Yes, it sounds terrible. But in a subtle way, this is actually good news.
Reports like the Fed's have helped fuel a good deal of post-recession soul searching about the value of a college degree, with lots of writers asking some version of the question former White House budget director Peter Orszag posed in a Bloomberg column this week: "Why are so many college graduates driving taxis?" Sub in bartender, barista, or whatever other low-paid service job you like, and you've captured the concern that's on a lot of people's minds.
Unfortunately, these conversations lack historical context. The lot of young college graduates has obviously deteriorated in the past few years. But it's less clear whether that's because the value proposition of college has fundamentally changed, or if it's because the economy got fed through a wood chipper during the recession and we still haven't picked up all the pieces.

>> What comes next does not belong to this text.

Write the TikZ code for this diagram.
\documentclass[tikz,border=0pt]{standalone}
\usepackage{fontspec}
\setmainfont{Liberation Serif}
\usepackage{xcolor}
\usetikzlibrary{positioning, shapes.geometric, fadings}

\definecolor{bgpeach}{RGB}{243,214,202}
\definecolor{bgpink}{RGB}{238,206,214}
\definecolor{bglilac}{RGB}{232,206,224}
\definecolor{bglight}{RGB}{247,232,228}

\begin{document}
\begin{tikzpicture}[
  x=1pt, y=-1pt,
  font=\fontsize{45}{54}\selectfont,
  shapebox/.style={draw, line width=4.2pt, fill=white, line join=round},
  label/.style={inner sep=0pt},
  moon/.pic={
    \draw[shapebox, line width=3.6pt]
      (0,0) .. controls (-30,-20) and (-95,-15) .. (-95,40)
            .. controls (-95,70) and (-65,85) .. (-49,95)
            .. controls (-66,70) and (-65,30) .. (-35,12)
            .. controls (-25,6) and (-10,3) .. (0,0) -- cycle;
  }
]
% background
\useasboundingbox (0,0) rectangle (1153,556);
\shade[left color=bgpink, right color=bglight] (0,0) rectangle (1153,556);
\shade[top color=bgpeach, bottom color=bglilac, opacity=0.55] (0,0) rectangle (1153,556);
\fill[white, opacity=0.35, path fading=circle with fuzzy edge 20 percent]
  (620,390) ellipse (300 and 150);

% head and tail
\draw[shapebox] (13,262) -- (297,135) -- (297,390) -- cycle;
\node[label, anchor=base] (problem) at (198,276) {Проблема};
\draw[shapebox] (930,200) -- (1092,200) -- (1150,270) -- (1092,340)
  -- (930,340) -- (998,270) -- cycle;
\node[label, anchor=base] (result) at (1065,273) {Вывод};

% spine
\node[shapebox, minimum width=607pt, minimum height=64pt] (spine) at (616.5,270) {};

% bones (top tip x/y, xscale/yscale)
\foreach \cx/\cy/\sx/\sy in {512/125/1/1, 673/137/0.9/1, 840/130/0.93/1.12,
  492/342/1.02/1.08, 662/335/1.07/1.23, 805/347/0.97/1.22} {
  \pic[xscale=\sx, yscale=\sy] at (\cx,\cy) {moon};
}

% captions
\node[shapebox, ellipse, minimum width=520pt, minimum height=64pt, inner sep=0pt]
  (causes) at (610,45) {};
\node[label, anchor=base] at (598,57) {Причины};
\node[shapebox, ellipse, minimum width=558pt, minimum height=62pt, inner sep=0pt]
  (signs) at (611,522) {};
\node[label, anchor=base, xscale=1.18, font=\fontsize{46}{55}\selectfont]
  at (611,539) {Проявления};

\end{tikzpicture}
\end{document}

The Fed report gives us a little insight on that front. First, as it shows in the graph below, the unemployment rate among recent college graduates tends to move more or less in step with unemployment among all working age adults. Their suffering is not particularly unique. They're having trouble finding work because everybody is.

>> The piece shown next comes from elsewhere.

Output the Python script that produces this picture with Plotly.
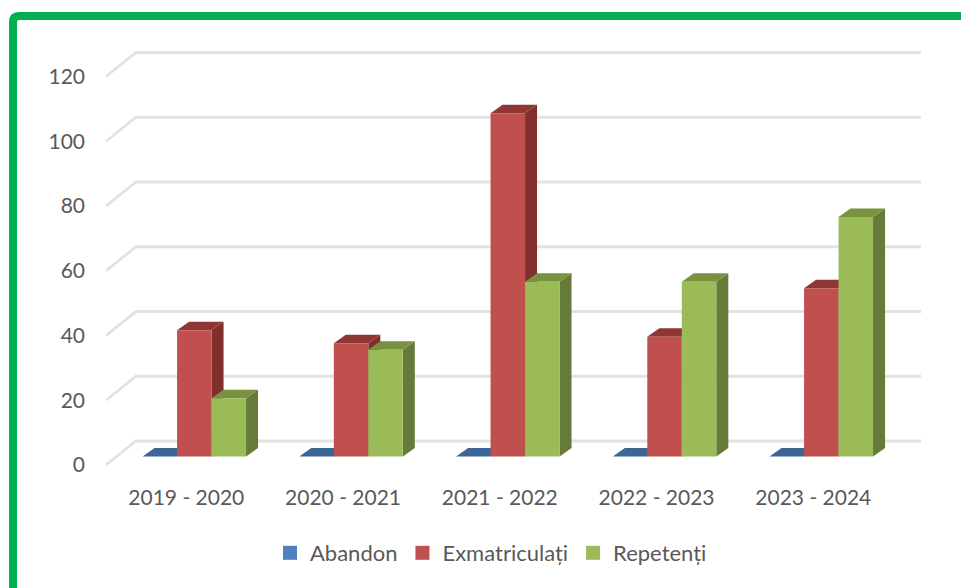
import plotly.graph_objects as go

# Data
years = ["2019 - 2020", "2020 - 2021", "2021 - 2022", "2022 - 2023", "2023 - 2024"]
abandon = [0, 0, 0, 0, 0]
exmatriculati = [39, 35, 106, 37, 52]
repetenti = [18, 33, 54, 54, 74]
y_ticks = [0, 20, 40, 60, 80, 100, 120]

W, H = 961, 588
L, R, T, B = 100, 930, 40, 480     # plot box in pixels
PX_X = 156.75                      # pixels per category
PX_Y = 3.2375                      # pixels per unit
X0_PX, Y0_PX = 184.4, 465          # pixel of category 0, and of value 0 on the front plane

# Pseudo-3D geometry in axis units
WALL_L, WALL_R = -0.5, 4.699
WALL_DX, WALL_DY = 30 / PX_X, 24 / PX_Y
BAR_W = 34.5 / PX_X
BAR_DX, BAR_DY = 12 / PX_X, 8.5 / PX_Y
BAR_BASE = 8.5 / PX_Y
BAR_START = -0.267
LABEL_SHIFT = 0.012

series = [
    ("Abandon", abandon, "#4F81BD", "#2F4F78", "#3C6696"),
    ("Exmatriculați", exmatriculati, "#C0504D", "#7F2F2D", "#8E3735"),
    ("Repetenți", repetenti, "#9BBB59", "#667B3A", "#79923F"),
]

fig = go.Figure()


def poly(xs, ys, color):
    fig.add_trace(go.Scatter(x=xs, y=ys, mode="lines", fill="toself", fillcolor=color,
                             line=dict(width=0, color=color), showlegend=False, hoverinfo="skip"))


for v in y_ticks:
    fig.add_trace(go.Scatter(
        x=[WALL_L, WALL_L + WALL_DX, WALL_R],
        y=[v, v + WALL_DY, v + WALL_DY],
        mode="lines", line=dict(color="#E2E2E2", width=2.8),
        showlegend=False, hoverinfo="skip"))

for s, (name, vals, front, side, top) in enumerate(series):
    for i, v in enumerate(vals):
        x0 = i + BAR_START + s * BAR_W
        x1 = x0 + BAR_W
        yb, yt = BAR_BASE, BAR_BASE + v
        poly([x1, x1 + BAR_DX, x1 + BAR_DX, x1, x1],
             [yb, yb + BAR_DY, yt + BAR_DY, yt, yb], side)
        poly([x0, x1, x1 + BAR_DX, x0 + BAR_DX, x0],
             [yt, yt, yt + BAR_DY, yt + BAR_DY, yt], top)
        poly([x0, x1, x1, x0, x0], [yb, yb, yt, yt, yb], front)

for name, vals, front, side, top in series:
    fig.add_trace(go.Scatter(x=[None], y=[None], mode="markers", name=name,
                             marker=dict(symbol="square", size=14, color=front)))

pw, ph = R - L, B - T
border = (f"M {(13 - L) / pw} {(B - 590) / ph} "
          f"L {(13 - L) / pw} {(B - 22) / ph} "
          f"Q {(13 - L) / pw} {(B - 16) / ph} {(19 - L) / pw} {(B - 16) / ph} "
          f"L {(963 - L) / pw} {(B - 16) / ph}")

font = "Lato, 'Open Sans', sans-serif"
fig.update_layout(
    width=W, height=H, autosize=False,
    margin=dict(l=L, r=W - R, t=T, b=H - B),
    paper_bgcolor="white", plot_bgcolor="white",
    font=dict(family=font, size=21, color="#595959"),
    xaxis=dict(range=[(L - X0_PX) / PX_X, (R - X0_PX) / PX_X],
               tickvals=[i + LABEL_SHIFT for i in range(len(years))],
               ticktext=years, showgrid=False, zeroline=False, showline=False,
               ticklabelstandoff=3, tickfont=dict(size=21, color="#595959")),
    yaxis=dict(range=[(Y0_PX - B) / PX_Y, (Y0_PX - T) / PX_Y], tickvals=y_ticks,
               showgrid=False, zeroline=False, showline=False,
               ticklabelstandoff=14, tickfont=dict(size=21, color="#595959")),
    legend=dict(orientation="h", x=(270 - L) / pw, xanchor="left", y=(B - 553) / ph, yanchor="middle",
                font=dict(size=22, color="#595959"), itemsizing="trace", bgcolor="rgba(0,0,0,0)"),
    shapes=[dict(type="path", xref="paper", yref="paper", path=border,
                 line=dict(color="#00B050", width=8), fillcolor="rgba(0,0,0,0)")],
)

fig.write_html("out.html", config=dict(displayModeBar=False),
               post_script="document.body.style.margin='0';document.body.style.overflow='hidden';")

Something similar seems to be going on with underemployment, which has also risen and fallen with the health of the economy. As New York Fed President William Dudley noted yesterday, college graduates during the 80s and early 90s were just as likely to be overqualified for their jobs as the young BA's of today. And then, as now, most grads eventually made it into jobs appropriate for their skills. Our memory of the tech boom makes the problems facing contemporary college grads seem particularly painful. But they're not entirely without precedent. And it's not clear they're a product of anything other than a bad jobs cycle. That's a double relief.
As it turns out, this is all pretty much in keeping with the study that inspired Orszag's column. In March, Canadian economists Paul Beaudry, David Green, and Benjamin Sand released a working paper arguing that demand for high-tech skills, which fueled the college graduate hiring spree of the 90s, had tailed off. As a result, they argued, underemployment had grown...back to where it was 30 years ago. As Beaudry put it to me in an interview: "This isn't saying all of a sudden it isn't worth going to college. It's saying it's, at worst, as good as it was in the eighties."

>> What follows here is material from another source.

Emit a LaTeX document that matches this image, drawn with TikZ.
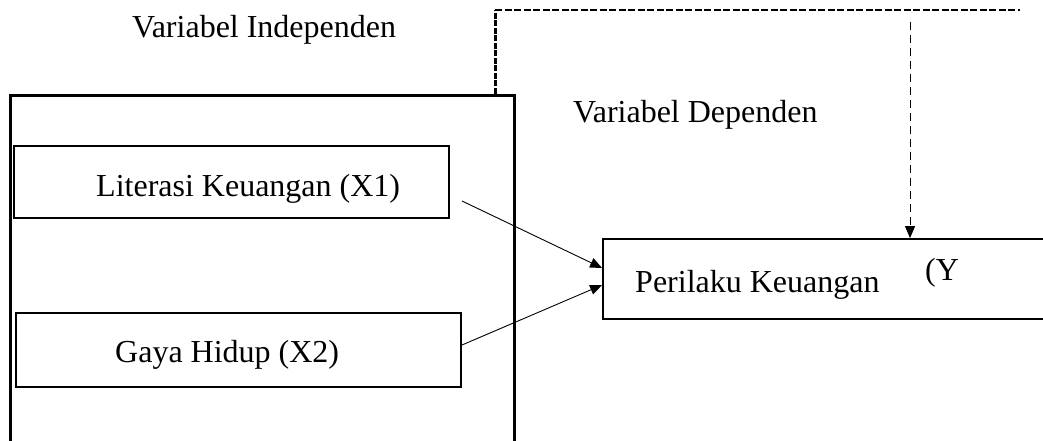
\documentclass[tikz,border=0pt]{standalone}
\usepackage{fontspec}
\setmainfont{Liberation Serif}
\usetikzlibrary{arrows.meta}
\tikzset{
  lbl/.style={anchor=base west, inner sep=0pt, font=\fontsize{32}{37}\selectfont},
  varbox/.style={draw, line width=1.8pt, inner sep=0pt, minimum width=#1},
  link/.style={line width=0.9pt, -{Triangle[length=12pt,width=10pt]}},
  frame/.style={line width=3pt},
}
\begin{document}
\begin{tikzpicture}[x=1pt,y=-1pt]
\useasboundingbox (0,0) rectangle (1043,441);
% independent-variable frame (open at bottom)
\draw[frame] (10,441) -- (10,96) -- (514,96) -- (514,441);
% dashed moderating path
\coordinate (corner) at (495,10);
\coordinate (topend) at (1020,10);
\coordinate (dstart) at (910,22);
\draw[line width=3pt, dash pattern=on 6pt off 1.5pt] (495,94) -- (corner);
\draw[line width=2pt, dash pattern=on 7pt off 2.5pt] (corner) -- (topend);
% boxes
\node[varbox=435pt, line width=1.6pt, minimum height=72pt] (x1) at (231.5,182) {};
\node[varbox=445pt, minimum height=74pt] (x2) at (238.5,350) {};
\node[varbox=450pt, minimum height=80pt] (y) at (828,279) {};
% labels
\node[lbl] (tind) at (132,38) {Variabel Independen};
\node[lbl] (tdep) at (573,123) {Variabel Dependen};
\node[lbl] (tx1) at (96,196.5) {Literasi Keuangan (X1)};
\node[lbl] (tx2) at (115,362) {Gaya Hidup (X2)};
\node[lbl] (ty) at (635,292) {Perilaku Keuangan};
\node[lbl] (tyy) at (925,280) {(Y};
% connectors
\coordinate (s1) at (462,201);
\coordinate (s2) at (462,345);
\draw[link] (s1) -- ([yshift=11pt]y.west);
\draw[link] (s2) -- ([yshift=-6pt]y.west);
\draw[link, dash pattern=on 8pt off 5pt] (dstart) -- ([xshift=82pt]y.north);
\end{tikzpicture}
\end{document}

From a jobs perspective, at least. I've spent this post focusing on the good news about the Fed's report, but I'd be remiss not to mention the bad. The obvious difference between higher education today and in 1990 is the cost of a degree, and the amount of debt students take on to finance it. So while failing to land a college-level job straight out of school might have been tolerable in the past, today it might mean severe financial hardship, especially if students aren't savvy about how to handle their student debt (three words: Income. Based. Repayment).
So here's the upshot: A college diploma is still plenty valuable on the job market by historical standards, but it's gotten expensive. Let's focus on the latter problem, instead of panicking about English majors driving town cars.